Supplied information:
__________

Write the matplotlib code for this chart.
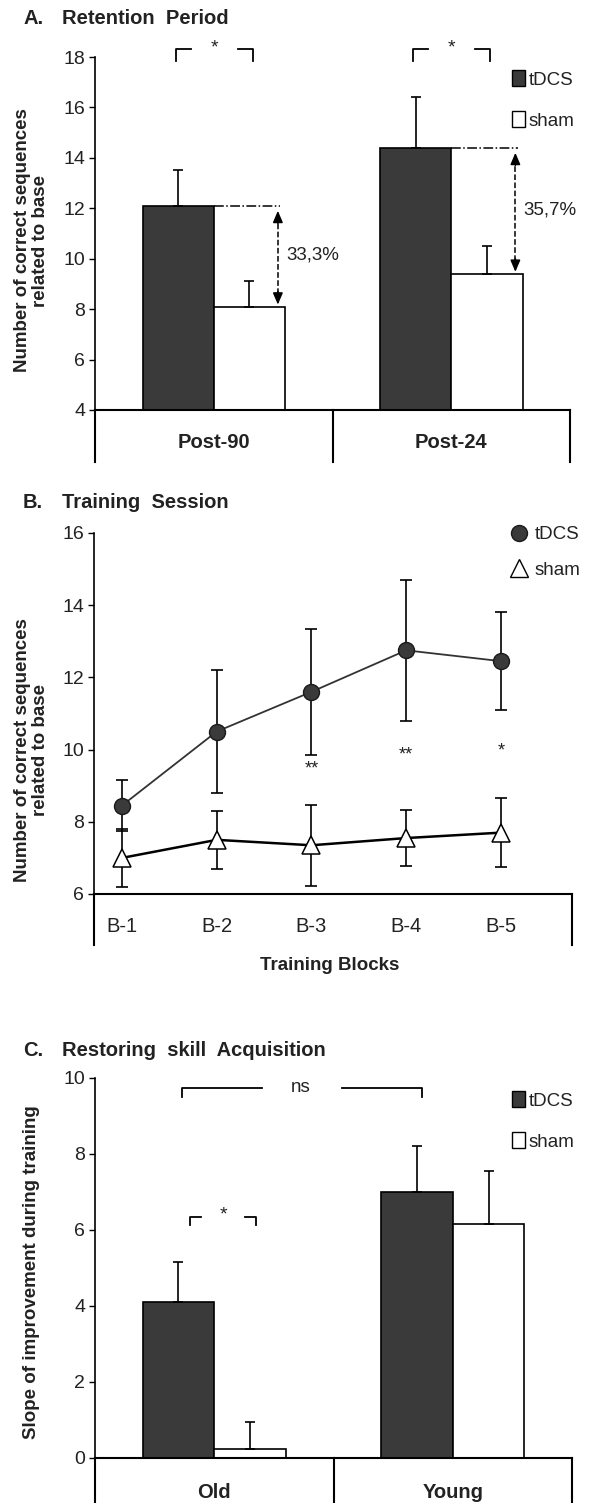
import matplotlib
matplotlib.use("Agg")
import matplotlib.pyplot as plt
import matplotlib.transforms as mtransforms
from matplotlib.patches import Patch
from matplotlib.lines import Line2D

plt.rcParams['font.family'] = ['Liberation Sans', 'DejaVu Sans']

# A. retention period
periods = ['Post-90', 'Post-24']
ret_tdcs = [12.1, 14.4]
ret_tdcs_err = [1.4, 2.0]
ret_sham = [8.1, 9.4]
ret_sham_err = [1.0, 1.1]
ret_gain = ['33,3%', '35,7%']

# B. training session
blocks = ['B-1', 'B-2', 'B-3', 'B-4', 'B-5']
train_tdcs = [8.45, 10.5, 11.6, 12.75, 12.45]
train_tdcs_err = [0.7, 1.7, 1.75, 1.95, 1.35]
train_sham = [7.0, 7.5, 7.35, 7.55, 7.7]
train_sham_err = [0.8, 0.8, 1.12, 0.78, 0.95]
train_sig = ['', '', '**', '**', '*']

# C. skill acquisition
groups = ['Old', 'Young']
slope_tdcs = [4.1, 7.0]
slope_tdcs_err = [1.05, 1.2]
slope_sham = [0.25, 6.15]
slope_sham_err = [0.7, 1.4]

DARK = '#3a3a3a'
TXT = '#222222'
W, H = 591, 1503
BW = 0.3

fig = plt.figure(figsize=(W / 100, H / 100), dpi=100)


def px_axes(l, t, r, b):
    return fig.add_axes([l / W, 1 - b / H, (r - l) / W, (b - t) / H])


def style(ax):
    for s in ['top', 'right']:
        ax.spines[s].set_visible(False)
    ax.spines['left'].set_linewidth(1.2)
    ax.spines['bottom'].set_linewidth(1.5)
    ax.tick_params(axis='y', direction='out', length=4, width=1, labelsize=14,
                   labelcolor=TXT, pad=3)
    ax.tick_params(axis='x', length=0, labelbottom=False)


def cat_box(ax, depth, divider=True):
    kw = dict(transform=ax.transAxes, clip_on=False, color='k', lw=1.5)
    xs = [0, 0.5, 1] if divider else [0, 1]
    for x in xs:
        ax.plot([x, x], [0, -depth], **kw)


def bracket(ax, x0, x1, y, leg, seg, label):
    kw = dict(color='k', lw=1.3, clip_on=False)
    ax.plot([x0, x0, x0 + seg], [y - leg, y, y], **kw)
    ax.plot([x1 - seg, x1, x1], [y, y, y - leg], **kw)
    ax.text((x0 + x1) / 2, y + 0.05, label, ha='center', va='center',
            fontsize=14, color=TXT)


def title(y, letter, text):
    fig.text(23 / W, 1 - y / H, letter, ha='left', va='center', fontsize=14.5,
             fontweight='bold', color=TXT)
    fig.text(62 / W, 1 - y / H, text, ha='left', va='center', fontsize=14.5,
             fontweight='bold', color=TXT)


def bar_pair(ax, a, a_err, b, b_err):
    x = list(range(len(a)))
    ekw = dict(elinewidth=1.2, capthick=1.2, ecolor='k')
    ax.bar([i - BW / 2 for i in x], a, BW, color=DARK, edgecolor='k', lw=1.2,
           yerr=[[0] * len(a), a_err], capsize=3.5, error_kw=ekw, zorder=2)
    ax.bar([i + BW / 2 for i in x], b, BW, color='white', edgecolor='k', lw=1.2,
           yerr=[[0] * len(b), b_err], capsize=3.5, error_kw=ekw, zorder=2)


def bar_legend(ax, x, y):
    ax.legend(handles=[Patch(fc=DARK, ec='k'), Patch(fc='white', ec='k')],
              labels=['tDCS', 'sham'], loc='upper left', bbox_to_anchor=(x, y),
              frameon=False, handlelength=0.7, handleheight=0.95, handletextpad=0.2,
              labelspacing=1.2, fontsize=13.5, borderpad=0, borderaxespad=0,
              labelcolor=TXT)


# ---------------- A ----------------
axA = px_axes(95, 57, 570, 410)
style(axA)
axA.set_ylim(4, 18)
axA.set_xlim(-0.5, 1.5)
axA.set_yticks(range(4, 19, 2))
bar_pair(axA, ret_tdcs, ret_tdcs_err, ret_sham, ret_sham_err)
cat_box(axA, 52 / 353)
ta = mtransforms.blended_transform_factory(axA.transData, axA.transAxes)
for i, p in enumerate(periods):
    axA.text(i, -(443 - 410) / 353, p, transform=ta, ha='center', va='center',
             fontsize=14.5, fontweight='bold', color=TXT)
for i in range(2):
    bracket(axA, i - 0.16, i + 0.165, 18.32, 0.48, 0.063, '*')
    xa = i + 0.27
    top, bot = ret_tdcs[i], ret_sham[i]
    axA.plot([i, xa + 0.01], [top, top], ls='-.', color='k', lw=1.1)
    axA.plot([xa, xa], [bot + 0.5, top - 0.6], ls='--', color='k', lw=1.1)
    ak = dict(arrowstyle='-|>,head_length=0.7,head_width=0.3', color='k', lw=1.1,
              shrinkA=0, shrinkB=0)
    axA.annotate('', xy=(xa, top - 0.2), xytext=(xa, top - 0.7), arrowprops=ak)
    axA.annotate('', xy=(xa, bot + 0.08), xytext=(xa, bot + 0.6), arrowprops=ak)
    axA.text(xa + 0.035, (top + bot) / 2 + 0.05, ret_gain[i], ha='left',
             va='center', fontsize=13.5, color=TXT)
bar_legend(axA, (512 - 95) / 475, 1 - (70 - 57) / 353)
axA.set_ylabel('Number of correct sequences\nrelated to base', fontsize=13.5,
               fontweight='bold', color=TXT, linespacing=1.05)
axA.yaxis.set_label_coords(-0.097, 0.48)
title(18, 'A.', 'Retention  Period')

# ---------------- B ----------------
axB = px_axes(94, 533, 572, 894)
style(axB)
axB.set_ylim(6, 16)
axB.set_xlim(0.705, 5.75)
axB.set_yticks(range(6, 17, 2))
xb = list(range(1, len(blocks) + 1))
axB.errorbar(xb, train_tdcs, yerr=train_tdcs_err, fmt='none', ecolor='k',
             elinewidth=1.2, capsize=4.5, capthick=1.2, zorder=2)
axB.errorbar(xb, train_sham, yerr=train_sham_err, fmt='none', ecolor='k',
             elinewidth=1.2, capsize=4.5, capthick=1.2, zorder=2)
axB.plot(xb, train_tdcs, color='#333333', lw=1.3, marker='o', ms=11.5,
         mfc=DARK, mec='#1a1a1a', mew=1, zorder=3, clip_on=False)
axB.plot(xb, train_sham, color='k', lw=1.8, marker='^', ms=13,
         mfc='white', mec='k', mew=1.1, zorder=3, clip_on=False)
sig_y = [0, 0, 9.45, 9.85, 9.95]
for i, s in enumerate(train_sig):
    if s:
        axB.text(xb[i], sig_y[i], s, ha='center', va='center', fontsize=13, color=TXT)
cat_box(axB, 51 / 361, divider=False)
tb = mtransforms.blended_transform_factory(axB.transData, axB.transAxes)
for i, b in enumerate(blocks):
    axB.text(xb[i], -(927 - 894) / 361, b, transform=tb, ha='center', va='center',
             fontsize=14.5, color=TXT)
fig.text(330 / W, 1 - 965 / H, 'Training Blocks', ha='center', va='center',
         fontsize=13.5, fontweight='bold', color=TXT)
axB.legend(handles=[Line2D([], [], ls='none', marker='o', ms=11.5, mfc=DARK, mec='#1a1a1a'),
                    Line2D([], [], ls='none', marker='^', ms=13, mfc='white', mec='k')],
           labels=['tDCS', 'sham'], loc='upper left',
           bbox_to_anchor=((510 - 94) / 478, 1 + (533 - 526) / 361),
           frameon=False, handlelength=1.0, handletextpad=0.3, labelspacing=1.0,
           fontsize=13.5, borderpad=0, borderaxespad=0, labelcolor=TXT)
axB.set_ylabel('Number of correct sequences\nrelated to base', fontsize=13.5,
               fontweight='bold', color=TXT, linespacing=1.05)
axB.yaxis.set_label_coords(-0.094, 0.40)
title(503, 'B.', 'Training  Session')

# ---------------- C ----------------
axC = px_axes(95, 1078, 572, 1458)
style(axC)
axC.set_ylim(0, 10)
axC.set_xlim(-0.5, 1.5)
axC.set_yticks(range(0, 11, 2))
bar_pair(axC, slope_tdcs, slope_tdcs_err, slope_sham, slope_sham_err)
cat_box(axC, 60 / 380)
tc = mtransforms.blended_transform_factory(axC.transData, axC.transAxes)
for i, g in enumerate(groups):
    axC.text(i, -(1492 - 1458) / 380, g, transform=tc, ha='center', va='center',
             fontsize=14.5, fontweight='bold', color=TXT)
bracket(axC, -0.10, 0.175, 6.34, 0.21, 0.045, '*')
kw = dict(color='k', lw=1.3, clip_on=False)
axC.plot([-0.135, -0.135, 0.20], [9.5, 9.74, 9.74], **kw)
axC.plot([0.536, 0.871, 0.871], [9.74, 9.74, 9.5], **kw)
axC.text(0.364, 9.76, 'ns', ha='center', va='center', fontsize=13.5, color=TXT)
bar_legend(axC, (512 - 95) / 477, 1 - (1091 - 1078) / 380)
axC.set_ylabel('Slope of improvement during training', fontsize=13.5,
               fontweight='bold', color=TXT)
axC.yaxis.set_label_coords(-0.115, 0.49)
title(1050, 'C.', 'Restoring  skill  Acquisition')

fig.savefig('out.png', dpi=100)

__________

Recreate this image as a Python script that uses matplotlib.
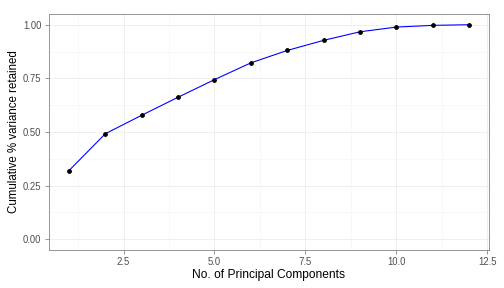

__________

Aim of the task:
Your task is to retype exactly the lines from the one containing "Write the matplotlib code for this chart." through the one containing "fig = plt.figure(figsize=(W", leaving every picture out.

Complete answer:
Write the matplotlib code for this chart.
import matplotlib
matplotlib.use("Agg")
import matplotlib.pyplot as plt
import matplotlib.transforms as mtransforms
from matplotlib.patches import Patch
from matplotlib.lines import Line2D

plt.rcParams['font.family'] = ['Liberation Sans', 'DejaVu Sans']

# A. retention period
periods = ['Post-90', 'Post-24']
ret_tdcs = [12.1, 14.4]
ret_tdcs_err = [1.4, 2.0]
ret_sham = [8.1, 9.4]
ret_sham_err = [1.0, 1.1]
ret_gain = ['33,3%', '35,7%']

# B. training session
blocks = ['B-1', 'B-2', 'B-3', 'B-4', 'B-5']
train_tdcs = [8.45, 10.5, 11.6, 12.75, 12.45]
train_tdcs_err = [0.7, 1.7, 1.75, 1.95, 1.35]
train_sham = [7.0, 7.5, 7.35, 7.55, 7.7]
train_sham_err = [0.8, 0.8, 1.12, 0.78, 0.95]
train_sig = ['', '', '**', '**', '*']

# C. skill acquisition
groups = ['Old', 'Young']
slope_tdcs = [4.1, 7.0]
slope_tdcs_err = [1.05, 1.2]
slope_sham = [0.25, 6.15]
slope_sham_err = [0.7, 1.4]

DARK = '#3a3a3a'
TXT = '#222222'
W, H = 591, 1503
BW = 0.3

fig = plt.figure(figsize=(W / 100, H / 100), dpi=100)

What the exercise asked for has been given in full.